In deciding whether or not this decision is correct and binding upon the Crown, regard must be had to all these matters. and the hon. and gallant Gentleman may perhaps agree that possibly a decision of such far-reaching implications should in any case be referred to the highest court in the land. But, of course, the Crown was not a party in the decision in Morelle v. Waterworth, so the Crown could not take that case to the House of Lords. Nor were any arguments advanced on the hearing of that appeal on behalf of the Crown. I am sure the hon. and gallant Gentleman will agree that a decision to embark on litigation and pursue the litigation right up to the House of Lords is not one that should lightly be taken. Views differ among many people as to whether, if an appeal were taken to the House of Lords on these very matters, the decision of the Court of Appeal would be upheld or reversed.

As I said when I began, the judgment of the Court of Appeal was not published until 23rd July. I know that some time has elapsed since then. Some people have had the good fortune to be on holiday. There has been the Long Vacation for most barristers. I can assure the hon. and gallant Gentleman that this matter is being most closely and carefully studied at the present time and as a matter of urgency, because one well appreciates the doubts and uncertainties that now exist until some decision is in made.

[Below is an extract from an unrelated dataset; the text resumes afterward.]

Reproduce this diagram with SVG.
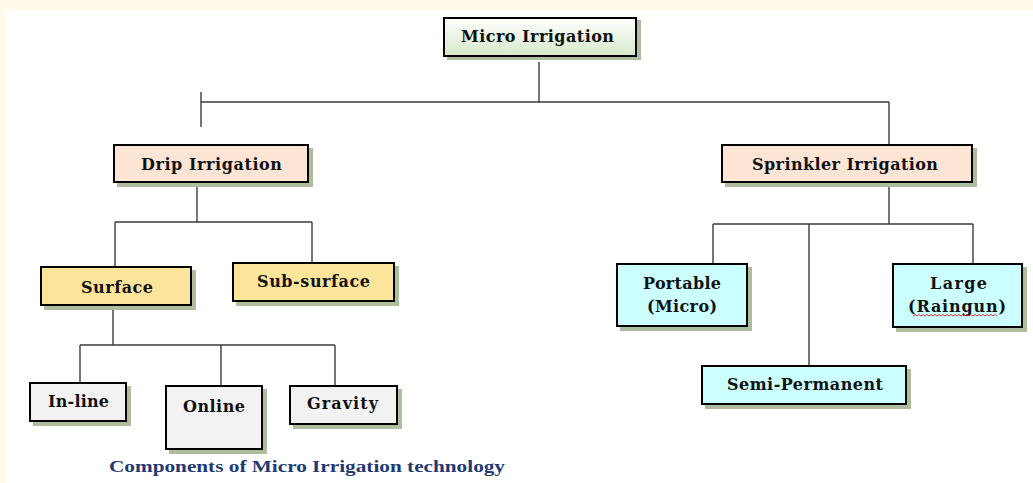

I hope that I have been able to convince the hon. and gallant Gentleman that there are considerable implications following upon this judgment, and that before one decides whether or not to seek to get the matter tested in the highest court in the land, it is essential that the matter should be most closely and carefully reviewed. As I have said, I sympathise with the other tenants of Morelle Limited and all these other companies associated with Mr. Walters, but I must point out that the Mortmain Acts were not intended to be a weapon for use against wicked landlords. Their object was to keep land on the market, to prevent the creation of something like a monopoly in land. We know that in fact the Court of Appeal has held that the Acts in this instance defeated the claims of Morelle Limited in an action in which they were plaintiffs, but it really was not the object or intention of those Acts that they should be used as weapons against wicked landlords.

The criminal law exists, civil proceedings can be taken. As I have said, criminal proceedings have already been instituted in connection with these properties. I said the other day, in answer to a Question put by the hon. and gallant Gentleman, that I would gladly consider any further evidence he may like to make available, if he could make any available, with a view to seeing whether any charge would lie in respect of any other matters, but one cannot proceed merely upon a judgment in the county court.

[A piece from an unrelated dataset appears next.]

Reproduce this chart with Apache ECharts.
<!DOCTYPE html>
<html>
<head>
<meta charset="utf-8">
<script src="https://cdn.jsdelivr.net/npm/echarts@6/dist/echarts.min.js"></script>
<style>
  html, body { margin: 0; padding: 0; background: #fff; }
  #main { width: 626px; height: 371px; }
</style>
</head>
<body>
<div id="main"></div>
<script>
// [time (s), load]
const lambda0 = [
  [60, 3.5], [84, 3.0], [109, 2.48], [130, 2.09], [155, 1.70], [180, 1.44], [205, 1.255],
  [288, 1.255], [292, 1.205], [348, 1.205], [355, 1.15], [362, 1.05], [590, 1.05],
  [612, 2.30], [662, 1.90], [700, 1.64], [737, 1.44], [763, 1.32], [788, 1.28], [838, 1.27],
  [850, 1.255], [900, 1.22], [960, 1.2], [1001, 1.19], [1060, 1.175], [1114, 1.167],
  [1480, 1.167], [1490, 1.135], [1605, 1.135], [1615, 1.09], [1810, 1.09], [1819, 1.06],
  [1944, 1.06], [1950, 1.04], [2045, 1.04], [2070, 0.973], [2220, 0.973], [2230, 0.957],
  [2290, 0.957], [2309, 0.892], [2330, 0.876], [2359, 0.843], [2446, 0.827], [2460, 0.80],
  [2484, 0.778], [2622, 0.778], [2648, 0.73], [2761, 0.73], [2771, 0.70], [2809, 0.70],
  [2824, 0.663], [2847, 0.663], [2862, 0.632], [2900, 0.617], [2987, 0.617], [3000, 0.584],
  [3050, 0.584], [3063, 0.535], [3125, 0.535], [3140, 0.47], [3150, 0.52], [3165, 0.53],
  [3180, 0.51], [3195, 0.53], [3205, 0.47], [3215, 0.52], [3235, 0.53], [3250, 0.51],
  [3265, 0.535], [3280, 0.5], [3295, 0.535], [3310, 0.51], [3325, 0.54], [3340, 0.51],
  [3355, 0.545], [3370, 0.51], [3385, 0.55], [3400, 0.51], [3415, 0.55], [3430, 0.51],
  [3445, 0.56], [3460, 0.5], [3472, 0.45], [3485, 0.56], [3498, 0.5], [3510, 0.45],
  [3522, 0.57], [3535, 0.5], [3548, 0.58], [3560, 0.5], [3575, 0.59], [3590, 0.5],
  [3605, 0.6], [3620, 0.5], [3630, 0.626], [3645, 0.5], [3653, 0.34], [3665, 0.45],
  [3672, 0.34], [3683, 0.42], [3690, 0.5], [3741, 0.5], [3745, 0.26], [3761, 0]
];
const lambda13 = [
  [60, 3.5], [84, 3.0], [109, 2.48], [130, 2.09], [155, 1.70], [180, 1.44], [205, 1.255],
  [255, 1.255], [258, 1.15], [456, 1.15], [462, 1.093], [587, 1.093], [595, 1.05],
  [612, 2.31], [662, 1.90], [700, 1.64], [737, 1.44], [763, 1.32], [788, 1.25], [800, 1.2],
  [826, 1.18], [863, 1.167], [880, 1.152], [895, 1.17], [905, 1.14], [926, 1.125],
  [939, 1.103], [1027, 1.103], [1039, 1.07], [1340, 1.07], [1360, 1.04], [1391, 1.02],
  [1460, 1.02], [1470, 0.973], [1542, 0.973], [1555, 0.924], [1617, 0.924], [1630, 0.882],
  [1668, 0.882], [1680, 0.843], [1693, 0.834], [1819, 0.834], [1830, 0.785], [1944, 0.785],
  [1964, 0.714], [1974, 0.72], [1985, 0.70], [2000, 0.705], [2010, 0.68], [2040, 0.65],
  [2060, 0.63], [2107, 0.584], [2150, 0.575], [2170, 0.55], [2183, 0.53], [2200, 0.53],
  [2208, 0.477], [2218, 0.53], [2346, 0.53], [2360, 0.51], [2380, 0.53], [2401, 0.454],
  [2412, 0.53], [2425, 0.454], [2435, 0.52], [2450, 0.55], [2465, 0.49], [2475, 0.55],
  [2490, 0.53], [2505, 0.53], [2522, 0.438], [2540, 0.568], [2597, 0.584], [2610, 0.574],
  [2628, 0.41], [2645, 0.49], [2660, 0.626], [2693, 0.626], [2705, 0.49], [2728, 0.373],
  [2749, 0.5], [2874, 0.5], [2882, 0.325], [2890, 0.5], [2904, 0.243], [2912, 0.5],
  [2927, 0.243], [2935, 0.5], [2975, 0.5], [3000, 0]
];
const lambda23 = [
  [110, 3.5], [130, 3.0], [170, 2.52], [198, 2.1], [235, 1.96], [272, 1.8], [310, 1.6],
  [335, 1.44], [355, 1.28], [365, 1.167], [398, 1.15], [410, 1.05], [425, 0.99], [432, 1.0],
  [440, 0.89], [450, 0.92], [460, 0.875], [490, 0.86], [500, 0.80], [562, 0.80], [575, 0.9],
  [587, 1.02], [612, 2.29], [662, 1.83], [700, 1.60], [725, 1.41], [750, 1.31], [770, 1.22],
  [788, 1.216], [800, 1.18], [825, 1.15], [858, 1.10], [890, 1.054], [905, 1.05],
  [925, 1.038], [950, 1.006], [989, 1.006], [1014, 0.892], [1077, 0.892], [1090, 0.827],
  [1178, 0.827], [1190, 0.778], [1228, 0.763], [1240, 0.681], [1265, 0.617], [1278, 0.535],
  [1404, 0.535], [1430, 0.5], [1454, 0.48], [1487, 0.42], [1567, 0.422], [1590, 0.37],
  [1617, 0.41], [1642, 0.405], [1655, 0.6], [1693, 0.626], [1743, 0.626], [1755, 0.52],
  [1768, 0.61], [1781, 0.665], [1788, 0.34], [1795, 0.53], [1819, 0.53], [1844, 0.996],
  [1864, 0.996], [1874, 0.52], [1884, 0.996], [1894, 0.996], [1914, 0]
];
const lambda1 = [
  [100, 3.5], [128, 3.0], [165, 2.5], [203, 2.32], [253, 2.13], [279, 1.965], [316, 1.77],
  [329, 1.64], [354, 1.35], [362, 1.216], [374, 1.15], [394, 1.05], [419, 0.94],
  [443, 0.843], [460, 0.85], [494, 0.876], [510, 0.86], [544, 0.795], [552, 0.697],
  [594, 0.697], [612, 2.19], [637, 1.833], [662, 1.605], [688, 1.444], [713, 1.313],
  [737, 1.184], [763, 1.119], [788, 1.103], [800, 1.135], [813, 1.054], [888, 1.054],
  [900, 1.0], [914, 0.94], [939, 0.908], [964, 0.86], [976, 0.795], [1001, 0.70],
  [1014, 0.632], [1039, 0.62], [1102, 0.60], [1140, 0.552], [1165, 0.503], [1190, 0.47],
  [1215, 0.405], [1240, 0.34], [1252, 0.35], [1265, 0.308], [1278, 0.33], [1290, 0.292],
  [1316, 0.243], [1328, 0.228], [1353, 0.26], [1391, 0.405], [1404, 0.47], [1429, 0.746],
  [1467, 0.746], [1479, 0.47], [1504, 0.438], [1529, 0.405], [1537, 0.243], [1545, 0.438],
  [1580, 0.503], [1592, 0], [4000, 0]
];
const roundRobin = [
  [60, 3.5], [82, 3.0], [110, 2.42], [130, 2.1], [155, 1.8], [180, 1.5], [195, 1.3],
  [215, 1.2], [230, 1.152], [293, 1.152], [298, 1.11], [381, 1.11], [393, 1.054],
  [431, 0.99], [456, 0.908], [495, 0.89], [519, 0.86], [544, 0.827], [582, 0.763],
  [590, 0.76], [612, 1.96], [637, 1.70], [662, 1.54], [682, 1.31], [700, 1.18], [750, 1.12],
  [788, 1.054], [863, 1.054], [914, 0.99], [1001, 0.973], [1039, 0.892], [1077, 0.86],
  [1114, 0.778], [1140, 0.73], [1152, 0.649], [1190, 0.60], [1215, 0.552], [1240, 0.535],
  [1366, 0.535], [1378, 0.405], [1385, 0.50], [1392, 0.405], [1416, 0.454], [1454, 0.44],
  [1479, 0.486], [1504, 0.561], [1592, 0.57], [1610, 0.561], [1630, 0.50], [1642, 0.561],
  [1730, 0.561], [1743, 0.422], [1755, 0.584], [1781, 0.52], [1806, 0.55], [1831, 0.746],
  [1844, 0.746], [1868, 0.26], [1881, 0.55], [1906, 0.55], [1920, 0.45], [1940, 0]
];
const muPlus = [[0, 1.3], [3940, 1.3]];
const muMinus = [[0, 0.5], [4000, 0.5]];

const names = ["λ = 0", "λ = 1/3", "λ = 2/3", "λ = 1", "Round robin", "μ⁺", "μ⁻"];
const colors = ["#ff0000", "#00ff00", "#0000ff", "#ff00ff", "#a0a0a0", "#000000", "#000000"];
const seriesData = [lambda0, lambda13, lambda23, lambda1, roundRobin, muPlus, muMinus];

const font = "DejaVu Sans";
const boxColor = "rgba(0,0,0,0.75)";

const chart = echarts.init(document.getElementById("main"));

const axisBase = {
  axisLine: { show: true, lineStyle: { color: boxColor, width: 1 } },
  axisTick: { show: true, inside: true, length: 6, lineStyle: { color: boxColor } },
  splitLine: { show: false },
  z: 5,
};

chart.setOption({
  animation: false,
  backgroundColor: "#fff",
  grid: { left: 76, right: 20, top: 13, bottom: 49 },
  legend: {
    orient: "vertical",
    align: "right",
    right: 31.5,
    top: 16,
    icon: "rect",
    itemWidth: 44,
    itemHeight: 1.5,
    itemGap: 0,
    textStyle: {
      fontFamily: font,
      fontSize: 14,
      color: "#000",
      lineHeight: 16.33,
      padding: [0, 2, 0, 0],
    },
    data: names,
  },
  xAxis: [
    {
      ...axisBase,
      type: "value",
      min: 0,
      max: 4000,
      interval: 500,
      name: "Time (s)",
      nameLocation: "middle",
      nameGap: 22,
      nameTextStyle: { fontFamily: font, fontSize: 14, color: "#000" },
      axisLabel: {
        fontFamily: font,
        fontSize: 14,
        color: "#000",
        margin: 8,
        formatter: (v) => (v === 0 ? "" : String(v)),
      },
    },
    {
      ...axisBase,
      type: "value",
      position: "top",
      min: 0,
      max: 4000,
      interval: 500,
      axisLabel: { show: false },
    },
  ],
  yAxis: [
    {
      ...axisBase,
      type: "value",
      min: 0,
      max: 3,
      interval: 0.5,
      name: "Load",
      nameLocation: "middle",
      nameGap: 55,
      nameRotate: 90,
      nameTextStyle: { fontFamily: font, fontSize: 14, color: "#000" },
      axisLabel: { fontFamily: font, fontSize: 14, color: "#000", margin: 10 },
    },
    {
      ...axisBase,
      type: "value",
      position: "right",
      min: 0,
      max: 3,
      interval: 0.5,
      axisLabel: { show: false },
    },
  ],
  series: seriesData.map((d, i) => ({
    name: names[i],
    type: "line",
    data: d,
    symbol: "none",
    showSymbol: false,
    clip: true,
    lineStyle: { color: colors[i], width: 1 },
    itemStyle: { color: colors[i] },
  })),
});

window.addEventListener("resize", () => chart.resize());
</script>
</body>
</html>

There is, of course, the possibility, which I think the hon. and gallant Gentleman recognised, of either forcing Mr. Waters in one of his capacities to institute an action himself, or, it would seem to me, of some of the tenants themselves instituting civil actions in the county court. However, I will say no more upon that now, because that really is not the main point raised by the hon. and gallant Gentleman in this debate. He was concerned to know what was happening in view of the decision in Morelle Limited v. Waterworth. I hope I have said enough to convince him that the matter is extremely difficult and corn- plicated, upon which the views of many lawyers may differ; and I hope I have also convinced him—and I hope he will accept my word for it—that the matter is being closely and carefully considered at the present time as a matter of urgency.

Question put, and agreed to.

Adjourned accordingly at Twenty-seven Minutes past Eleven o'Clock.